In his latest racist diatribe Trump, the Republican frontrunner for his party’s nomination to run for the White House in just 11 months’ time, wants a “total and complete shutdown” of borders to Muslims wanting to visit America.

“We need a total and complete shutdown of Muslims entering the United States while we figure out what the hell is going on,” Trump told a rally in Charleston, South Carolina on Monday night.

His candour prompted a huge roar in the crown gathered on the former Second World war-era aircraft carrier Yorkton — a location carefully chosen for an address that fell on the 74th anniversary of the Japanese attacks on Pearl Harbour.

He said there was such hatred among Muslims around the world towards Americans that it was necessary to rebuff them en masse, until the problem was better understood.

“I wrote something today that was very salient, very important,” Trump said, adding that it was “probably not politically correct”. Then, as the crowd hung on his every word, he lowered his voice to an intimate whisper, leant into the microphone, and said: “But. I. Don’t. Care.”
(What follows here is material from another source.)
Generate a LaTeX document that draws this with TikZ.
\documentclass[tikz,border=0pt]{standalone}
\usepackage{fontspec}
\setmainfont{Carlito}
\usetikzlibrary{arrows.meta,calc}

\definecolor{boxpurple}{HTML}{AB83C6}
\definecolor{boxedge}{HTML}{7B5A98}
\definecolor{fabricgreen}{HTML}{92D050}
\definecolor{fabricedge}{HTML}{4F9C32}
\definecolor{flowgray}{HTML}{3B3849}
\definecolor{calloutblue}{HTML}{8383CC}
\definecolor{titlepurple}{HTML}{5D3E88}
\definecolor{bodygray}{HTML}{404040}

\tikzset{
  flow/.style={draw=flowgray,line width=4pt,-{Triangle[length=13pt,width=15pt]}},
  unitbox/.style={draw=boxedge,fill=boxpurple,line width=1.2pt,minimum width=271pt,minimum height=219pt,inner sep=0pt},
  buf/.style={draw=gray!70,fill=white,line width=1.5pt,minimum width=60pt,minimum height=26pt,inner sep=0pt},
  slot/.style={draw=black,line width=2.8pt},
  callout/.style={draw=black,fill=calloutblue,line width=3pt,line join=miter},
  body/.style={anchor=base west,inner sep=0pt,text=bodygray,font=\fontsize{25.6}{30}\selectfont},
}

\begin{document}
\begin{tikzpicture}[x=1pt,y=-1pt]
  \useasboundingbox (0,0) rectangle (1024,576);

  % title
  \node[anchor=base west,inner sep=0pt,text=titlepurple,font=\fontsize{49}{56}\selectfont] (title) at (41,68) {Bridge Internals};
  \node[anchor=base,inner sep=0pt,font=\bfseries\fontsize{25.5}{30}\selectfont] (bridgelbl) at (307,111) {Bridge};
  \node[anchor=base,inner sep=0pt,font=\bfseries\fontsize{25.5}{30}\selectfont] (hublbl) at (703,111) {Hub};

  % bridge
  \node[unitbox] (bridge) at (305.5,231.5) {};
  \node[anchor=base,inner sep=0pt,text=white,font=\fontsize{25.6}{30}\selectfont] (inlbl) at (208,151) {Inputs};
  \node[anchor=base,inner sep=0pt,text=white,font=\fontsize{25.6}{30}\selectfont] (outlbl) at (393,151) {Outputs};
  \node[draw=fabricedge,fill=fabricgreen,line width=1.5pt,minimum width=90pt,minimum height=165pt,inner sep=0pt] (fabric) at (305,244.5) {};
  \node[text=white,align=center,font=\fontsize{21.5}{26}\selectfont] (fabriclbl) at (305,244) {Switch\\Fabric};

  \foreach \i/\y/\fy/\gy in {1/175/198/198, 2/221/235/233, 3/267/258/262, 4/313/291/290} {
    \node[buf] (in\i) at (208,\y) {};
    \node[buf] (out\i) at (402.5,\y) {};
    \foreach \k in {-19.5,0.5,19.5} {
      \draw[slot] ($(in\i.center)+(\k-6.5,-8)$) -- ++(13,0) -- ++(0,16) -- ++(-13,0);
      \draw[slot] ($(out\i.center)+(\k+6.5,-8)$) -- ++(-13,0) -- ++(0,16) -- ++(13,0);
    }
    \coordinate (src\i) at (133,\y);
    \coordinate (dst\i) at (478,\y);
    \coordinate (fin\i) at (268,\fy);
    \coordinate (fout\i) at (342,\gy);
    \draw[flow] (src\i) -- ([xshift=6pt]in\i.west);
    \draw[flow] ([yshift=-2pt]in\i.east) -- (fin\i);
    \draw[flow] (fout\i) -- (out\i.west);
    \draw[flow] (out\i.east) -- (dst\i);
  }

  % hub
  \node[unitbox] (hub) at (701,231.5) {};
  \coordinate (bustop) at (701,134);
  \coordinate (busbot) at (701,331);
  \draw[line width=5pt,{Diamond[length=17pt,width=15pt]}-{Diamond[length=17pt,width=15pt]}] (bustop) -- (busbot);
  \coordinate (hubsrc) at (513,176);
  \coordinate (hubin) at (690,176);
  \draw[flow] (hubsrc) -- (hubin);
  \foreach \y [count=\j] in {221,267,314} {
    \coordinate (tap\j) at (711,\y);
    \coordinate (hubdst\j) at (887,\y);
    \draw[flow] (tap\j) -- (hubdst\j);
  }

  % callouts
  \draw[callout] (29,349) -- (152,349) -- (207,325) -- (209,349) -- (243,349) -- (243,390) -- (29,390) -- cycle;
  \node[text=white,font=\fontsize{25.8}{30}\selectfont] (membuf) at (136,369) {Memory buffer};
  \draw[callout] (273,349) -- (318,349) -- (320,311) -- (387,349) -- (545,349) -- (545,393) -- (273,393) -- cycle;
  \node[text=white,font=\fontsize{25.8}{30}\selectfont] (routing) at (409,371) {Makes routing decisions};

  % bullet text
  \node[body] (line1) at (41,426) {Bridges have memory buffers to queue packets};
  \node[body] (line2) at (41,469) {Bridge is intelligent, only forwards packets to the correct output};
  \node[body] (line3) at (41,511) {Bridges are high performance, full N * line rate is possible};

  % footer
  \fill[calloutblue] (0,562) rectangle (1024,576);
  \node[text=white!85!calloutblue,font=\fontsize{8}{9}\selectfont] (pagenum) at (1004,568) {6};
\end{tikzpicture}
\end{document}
Has he gone too far this time?

Even former vice-president Dick Cheney, a hawk who masterminded the US “war on terror”, the invasions of Afghanistan and Iraq, approved CIA torture and interrogation techniques, and set up the offshore prison gulag in Guantanamo Bay, was disgusted by Trump’s comments.

The idea “goes against everything we stand for and believe in” Cheney tweeted.

An unapologetic Trump said: “We have no idea who’s coming into this country. We have no idea if they love us or hate us. We have no idea if they want to bomb us. By the way, I have friends who are Muslims. They are great people. But they know we have a problem because something is going on, and we can’t put up with it, folks, we can’t put up with it.”

To justify his extreme call to bar Muslims, Trump says he polling data that underlined what he said was the violent hatred of followers of the faith towards Americans.

“Sharia authorises such atrocities as murder against non-believers who won’t convert, beheadings and more unthinkable acts that pose great harm to Americans, especially women,” he said.

He has also refused to rule out creating a government database of all American Muslims.

Egypt’s Dar Al Iftaa, which each year issues tens of thousands of edicts that carry influence but not the force of law, denounced Trump’s latest statement.

“This hostile vision towards Islam and Muslims will increase the tension within American society,” it said.

“It is unfair to sanction all Muslims because of a group of extremists... we can’t accuse one religion or one country of being a source of extremism and terrorism.”

Urging Americans to reject Trump’s call, Dar Al Iftaa said his proposal “will lead to conflict... and increase hate, which will be a threat to social peace in the United States. This will give a chance to extremists from all parties to realise their criminal aims”.

Muslims worldwide acted with outrage to Trump’s latest comments.

“Where is there left for him to go? Are we talking internment camps? Are we talking the final solution?” Ebrahim Hooper the spokesman for the Council on American-Islamic Relations tweeted.

A quarter of all Muslims, Trump said, believe that violence against Americans is justified.

When the rally was disrupted on five separate occasions by hecklers shouting “Black lives matter”, the throng of Trump supporters erupted. “Trump! Trump! Trump! Trump!” they chanted in an attempt to drown out the protesters.

When that didn’t work they went for: “USA! USA! USA! USA!”

When Trump first burst on to the scene in the early summer, he was widely dismissed as a has-been reality TV star who would before long be subsumed — “You’re fired!” — by the Republican establishment. Then he started talking about rapist Mexicans, pledging to deport 11 million undocumented Hispanics, and refusing to rule out a government database of all American Muslims.

He has now been consistently in the lead in opinion polls, ahead of all his Republican rivals, every day bar just a few since 20 July. The first-in-the-nation nomination contest in Iowa is eight weeks away.